There is a probability that unknown harmful neuronal stimuli can trigger compensatory changes during the early stage of the AD pathological process, which can eventually lead to decreased clearance or elevated generation of Aβ as a secondary result of the initial damage. One can draw parallels with sepsis is a life-threatening condition and can occur due to the dysregulation in the immune response. Sepsis initiates from an infectious agent, however, leukocytosis is a usual primary laboratory finding. Therapies are mainly aiming at the elimination of the main cause of the infection, rather than aiming at decreasing the numbers of white blood cells. Accumulation of Aβ may be regarded as a reaction of the brain in response to the neuronal damage. Therefore, treatments ought to have effects against the neuronal damage rather than the immune response of the host. Since initial leukocytosis in sepsis can trigger dysfunction in biological activities, thus the progressive and prolonged accumulation of Aβ in AD may have further toxic effects.

9. Conclusions

The amyloid cascade hypothesis was formulated based on strong histopathological, biochemical, and genetic evidence. Clinical, cognitive, and biomarker studies then further reinforced this hypothesis.
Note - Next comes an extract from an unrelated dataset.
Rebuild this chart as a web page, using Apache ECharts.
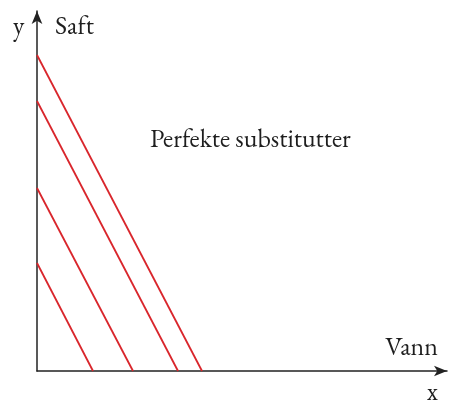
<!DOCTYPE html>
<html>
<head>
<meta charset="utf-8">
<script src="https://cdn.jsdelivr.net/npm/echarts@6/dist/echarts.min.js"></script>
<style>
  html, body { margin: 0; padding: 0; background: #fff; }
  #chart { width: 450px; height: 405px; }
</style>
</head>
<body>
<div id="chart"></div>
<script>
// Indifference curves for perfect substitutes: straight lines from the y-intercept to the x-intercept
const yIntercepts = [10.8, 18.3, 27.0, 31.6];
const xIntercepts = [5.6, 9.6, 14.1, 16.5];
const axisMaxX = 41;
const axisMaxY = 36;
const titleText = 'Perfekte substitutter';
const xName = 'Vann';
const yName = 'Saft';

const serif = '"EB Garamond", Garamond, "Liberation Serif", "DejaVu Serif", serif';
const red = '#d9262c';
const ink = '#1e1e1e';
const fontSize = 26;
const ascent = 17; // distance from the top of the text box to the baseline

const series = yIntercepts.map((yi, i) => ({
  type: 'line',
  data: [[0, yi], [xIntercepts[i], 0]],
  symbol: 'none',
  silent: true,
  lineStyle: { color: red, width: 1.8 },
  z: 2
}));

// place a label by its baseline
function label(text, x, baseline, align) {
  return {
    type: 'text', x: x, y: baseline - ascent,
    style: { text: text, font: fontSize + 'px ' + serif, fill: ink, textAlign: align || 'left', textVerticalAlign: 'top' }
  };
}

const chart = echarts.init(document.getElementById('chart'));
chart.setOption({
  animation: false,
  grid: { left: 37, right: 3, top: 11, bottom: 34 },
  xAxis: {
    type: 'value', min: 0, max: axisMaxX,
    axisLine: { show: true, symbol: ['none', 'arrow'], symbolSize: [8, 13], lineStyle: { color: '#222', width: 1.5 } },
    axisTick: { show: false }, axisLabel: { show: false }, splitLine: { show: false }
  },
  yAxis: {
    type: 'value', min: 0, max: axisMaxY,
    axisLine: { show: true, symbol: ['none', 'arrow'], symbolSize: [8, 13], lineStyle: { color: '#222', width: 1.5 } },
    axisTick: { show: false }, axisLabel: { show: false }, splitLine: { show: false }
  },
  series: series,
  graphic: [
    label('y', 13, 31),
    label(yName, 55, 31),
    label(titleText, 150, 144),
    label(xName, 438, 352, 'right'),
    label('x', 438, 397, 'right')
  ]
});
</script>
</body>
</html>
Nevertheless, various classes of anti-Aβ agents that influence the production, aggregation, and clearance of Aβ have failed in clinical studies. Cognitive impairment was found to be accelerated by some agents that suppress the generation of nascent Aβ, including inhibitors of the γ-secretase and the BACE1. This aforesaid impairment may take place because of their off-target activities. Indeed, Aβ plays roles in memory consolidation and neuronal function. Increased generation of Aβ may take place in CNS under various clinical conditions, including cardiac arrest, general anesthesia, and sleep deprivation. Besides, Aβ generation can also be increased in response to neuronal stress. However, it is still not clear whether the accumulation of Aβ takes place due to the AD process or whether this accumulation is causing the disease. Current studies in asymptomatic or preclinical stages of AD and cognitively healthy people who are at risk of AD should provide some answers.